Reproduce the lines of the material exactly, excluding every image.

-- start INFORMATION PROVIDED --

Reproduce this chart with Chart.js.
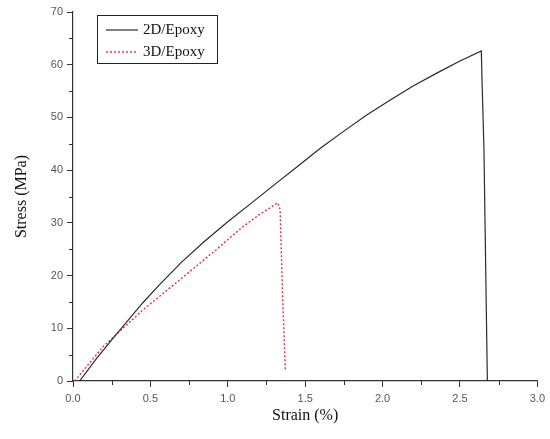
<!DOCTYPE html>
<html>
<head>
<meta charset="utf-8">
<script src="https://cdn.jsdelivr.net/npm/chart.js@4.4.0/dist/chart.umd.min.js"></script>
<style>
  html, body { margin: 0; padding: 0; background: #fff; }
  #wrap { width: 550px; height: 439px; }
</style>
</head>
<body>
<div id="wrap"><canvas id="stress_strain"></canvas></div>
<script>
// values
const strain2D = [0.043, 0.15, 0.25, 0.35, 0.45, 0.55, 0.7, 0.85, 1.0, 1.15, 1.3, 1.45, 1.6, 1.75, 1.9, 2.05, 2.2, 2.35, 2.5, 2.638, 2.643, 2.655, 2.677];
const stress2D = [0, 4.2, 7.8, 11.3, 14.8, 18.0, 22.5, 26.5, 30.2, 33.7, 37.2, 40.7, 44.2, 47.4, 50.5, 53.3, 56.0, 58.4, 60.7, 62.6, 56.5, 44.0, 0];
const strain3D = [0.011, 0.194, 0.452, 0.69, 0.925, 1.086, 1.205, 1.323, 1.338, 1.355, 1.372];
const stress3D = [0, 6.5, 13.5, 19.2, 24.9, 29.0, 31.6, 33.8, 32.5, 15.4, 2.1];
const seriesLabels = ['2D/Epoxy', '3D/Epoxy'];
const xTitle = 'Strain (%)';
const yTitle = 'Stress (MPa)';

const toPoints = (xs, ys) => xs.map((x, i) => ({x: x, y: ys[i]}));

const tickFont = {family: 'Liberation Sans', size: 11};
const serif = {family: 'Liberation Serif', size: 16};

// legend box in the upper left corner of the plot
const boxLegend = {
  id: 'boxLegend',
  afterDraw(chart) {
    const ctx = chart.ctx;
    const x0 = 97, y0 = 15, w = 120, h = 48;
    ctx.save();
    ctx.strokeStyle = '#222';
    ctx.lineWidth = 1;
    ctx.strokeRect(x0 + 0.5, y0 + 0.5, w, h);
    ctx.font = '15px "Liberation Serif"';
    ctx.textBaseline = 'middle';
    ctx.fillStyle = '#111';
    chart.data.datasets.forEach((ds, i) => {
      const y = y0 + 15 + i * 22;
      ctx.beginPath();
      ctx.strokeStyle = ds.borderColor;
      ctx.lineWidth = ds.borderWidth;
      ctx.setLineDash(ds.borderDash || []);
      ctx.moveTo(x0 + 9, y);
      ctx.lineTo(x0 + 41, y);
      ctx.stroke();
      ctx.setLineDash([]);
      ctx.fillText(ds.label, x0 + 46, y);
    });
    ctx.restore();
  }
};

// short minor ticks between the labelled ones
const minorTicks = {
  id: 'minorTicks',
  afterDraw(chart) {
    const ctx = chart.ctx;
    const xs = chart.scales.x, ys = chart.scales.y;
    ctx.save();
    ctx.strokeStyle = '#333';
    ctx.lineWidth = 1;
    ctx.beginPath();
    for (let v = 0.25; v < 3; v += 0.5) {
      const px = Math.round(xs.getPixelForValue(v)) + 0.5;
      ctx.moveTo(px, ys.bottom);
      ctx.lineTo(px, ys.bottom + 4);
    }
    for (let v = 5; v < 70; v += 10) {
      const py = Math.round(ys.getPixelForValue(v)) + 0.5;
      ctx.moveTo(xs.left - 4, py);
      ctx.lineTo(xs.left, py);
    }
    ctx.stroke();
    ctx.restore();
  }
};

const data = {
  datasets: [{
    label: seriesLabels[0],
    data: toPoints(strain2D, stress2D),
    borderColor: '#2a2a2a',
    borderWidth: 1.2,
    pointRadius: 0,
    tension: 0,
    fill: false
  }, {
    label: seriesLabels[1],
    data: toPoints(strain3D, stress3D),
    borderColor: '#e8323a',
    borderWidth: 1.4,
    borderDash: [2, 2],
    pointRadius: 0,
    tension: 0,
    fill: false
  }]
};

const options = {
  responsive: true,
  maintainAspectRatio: false,
  animation: false,
  layout: {padding: {left: 0, right: 12, top: 12, bottom: 0}},
  scales: {
    x: {
      type: 'linear',
      min: 0,
      max: 3,
      afterFit: (scale) => { scale.height = 58; },
      ticks: {stepSize: 0.5, font: tickFont, color: '#555', padding: 5,
        callback: (v) => v.toFixed(1), maxRotation: 0},
      grid: {drawOnChartArea: false, tickLength: 6, color: '#333'},
      border: {display: true, color: '#333', width: 1.2},
      title: {display: true, text: xTitle, font: serif, color: '#111', padding: {top: 4, bottom: 14}}
    },
    y: {
      min: 0,
      max: 70,
      afterFit: (scale) => { scale.width = 73; },
      ticks: {stepSize: 10, font: tickFont, color: '#555', padding: 4},
      grid: {drawOnChartArea: false, tickLength: 6, color: '#333'},
      border: {display: true, color: '#333', width: 1.2},
      title: {display: true, text: yTitle, font: serif, color: '#111', padding: {top: 12, bottom: 8}}
    }
  },
  plugins: {
    legend: {display: false},
    tooltip: {enabled: false}
  }
};

const stress_strain = document.getElementById('stress_strain');
new Chart(stress_strain, {
  type: 'line',
  data: data,
  options: options,
  plugins: [boxLegend, minorTicks]
});
</script>
</body>
</html>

-- end INFORMATION PROVIDED --

REPLY TO THE EXERCISE:
Reproduce this chart with Chart.js.
<!DOCTYPE html>
<html>
<head>
<meta charset="utf-8">
<script src="https://cdn.jsdelivr.net/npm/chart.js@4.4.0/dist/chart.umd.min.js"></script>
<style>
  html, body { margin: 0; padding: 0; background: #fff; }
  #wrap { width: 550px; height: 439px; }
</style>
</head>
<body>
<div id="wrap"><canvas id="stress_strain"></canvas></div>
<script>
// values
const strain2D = [0.043, 0.15, 0.25, 0.35, 0.45, 0.55, 0.7, 0.85, 1.0, 1.15, 1.3, 1.45, 1.6, 1.75, 1.9, 2.05, 2.2, 2.35, 2.5, 2.638, 2.643, 2.655, 2.677];
const stress2D = [0, 4.2, 7.8, 11.3, 14.8, 18.0, 22.5, 26.5, 30.2, 33.7, 37.2, 40.7, 44.2, 47.4, 50.5, 53.3, 56.0, 58.4, 60.7, 62.6, 56.5, 44.0, 0];
const strain3D = [0.011, 0.194, 0.452, 0.69, 0.925, 1.086, 1.205, 1.323, 1.338, 1.355, 1.372];
const stress3D = [0, 6.5, 13.5, 19.2, 24.9, 29.0, 31.6, 33.8, 32.5, 15.4, 2.1];
const seriesLabels = ['2D/Epoxy', '3D/Epoxy'];
const xTitle = 'Strain (%)';
const yTitle = 'Stress (MPa)';

const toPoints = (xs, ys) => xs.map((x, i) => ({x: x, y: ys[i]}));

const tickFont = {family: 'Liberation Sans', size: 11};
const serif = {family: 'Liberation Serif', size: 16};

// legend box in the upper left corner of the plot
const boxLegend = {
  id: 'boxLegend',
  afterDraw(chart) {
    const ctx = chart.ctx;
    const x0 = 97, y0 = 15, w = 120, h = 48;
    ctx.save();
    ctx.strokeStyle = '#222';
    ctx.lineWidth = 1;
    ctx.strokeRect(x0 + 0.5, y0 + 0.5, w, h);
    ctx.font = '15px "Liberation Serif"';
    ctx.textBaseline = 'middle';
    ctx.fillStyle = '#111';
    chart.data.datasets.forEach((ds, i) => {
      const y = y0 + 15 + i * 22;
      ctx.beginPath();
      ctx.strokeStyle = ds.borderColor;
      ctx.lineWidth = ds.borderWidth;
      ctx.setLineDash(ds.borderDash || []);
      ctx.moveTo(x0 + 9, y);
      ctx.lineTo(x0 + 41, y);
      ctx.stroke();
      ctx.setLineDash([]);
      ctx.fillText(ds.label, x0 + 46, y);
    });
    ctx.restore();
  }
};

// short minor ticks between the labelled ones
const minorTicks = {
  id: 'minorTicks',
  afterDraw(chart) {
    const ctx = chart.ctx;
    const xs = chart.scales.x, ys = chart.scales.y;
    ctx.save();
    ctx.strokeStyle = '#333';
    ctx.lineWidth = 1;
    ctx.beginPath();
    for (let v = 0.25; v < 3; v += 0.5) {
      const px = Math.round(xs.getPixelForValue(v)) + 0.5;
      ctx.moveTo(px, ys.bottom);
      ctx.lineTo(px, ys.bottom + 4);
    }
    for (let v = 5; v < 70; v += 10) {
      const py = Math.round(ys.getPixelForValue(v)) + 0.5;
      ctx.moveTo(xs.left - 4, py);
      ctx.lineTo(xs.left, py);
    }
    ctx.stroke();
    ctx.restore();
  }
};

const data = {
  datasets: [{
    label: seriesLabels[0],
    data: toPoints(strain2D, stress2D),
    borderColor: '#2a2a2a',
    borderWidth: 1.2,
    pointRadius: 0,
    tension: 0,
    fill: false
  }, {
    label: seriesLabels[1],
    data: toPoints(strain3D, stress3D),
    borderColor: '#e8323a',
    borderWidth: 1.4,
    borderDash: [2, 2],
    pointRadius: 0,
    tension: 0,
    fill: false
  }]
};

const options = {
  responsive: true,
  maintainAspectRatio: false,
  animation: false,
  layout: {padding: {left: 0, right: 12, top: 12, bottom: 0}},
  scales: {
    x: {
      type: 'linear',
      min: 0,
      max: 3,
      afterFit: (scale) => { scale.height = 58; },
      ticks: {stepSize: 0.5, font: tickFont, color: '#555', padding: 5,
        callback: (v) => v.toFixed(1), maxRotation: 0},
      grid: {drawOnChartArea: false, tickLength: 6, color: '#333'},
      border: {display: true, color: '#333', width: 1.2},
      title: {display: true, text: xTitle, font: serif, color: '#111', padding: {top: 4, bottom: 14}}
    },
    y: {
      min: 0,
      max: 70,
      afterFit: (scale) => { scale.width = 73; },
      ticks: {stepSize: 10, font: tickFont, color: '#555', padding: 4},
      grid: {drawOnChartArea: false, tickLength: 6, color: '#333'},
      border: {display: true, color: '#333', width: 1.2},
      title: {display: true, text: yTitle, font: serif, color: '#111', padding: {top: 12, bottom: 8}}
    }
  },
  plugins: {
    legend: {display: false},
    tooltip: {enabled: false}
  }
};

const stress_strain = document.getElementById('stress_strain');
new Chart(stress_strain, {
  type: 'line',
  data: data,
  options: options,
  plugins: [boxLegend, minorTicks]
});
</script>
</body>
</html>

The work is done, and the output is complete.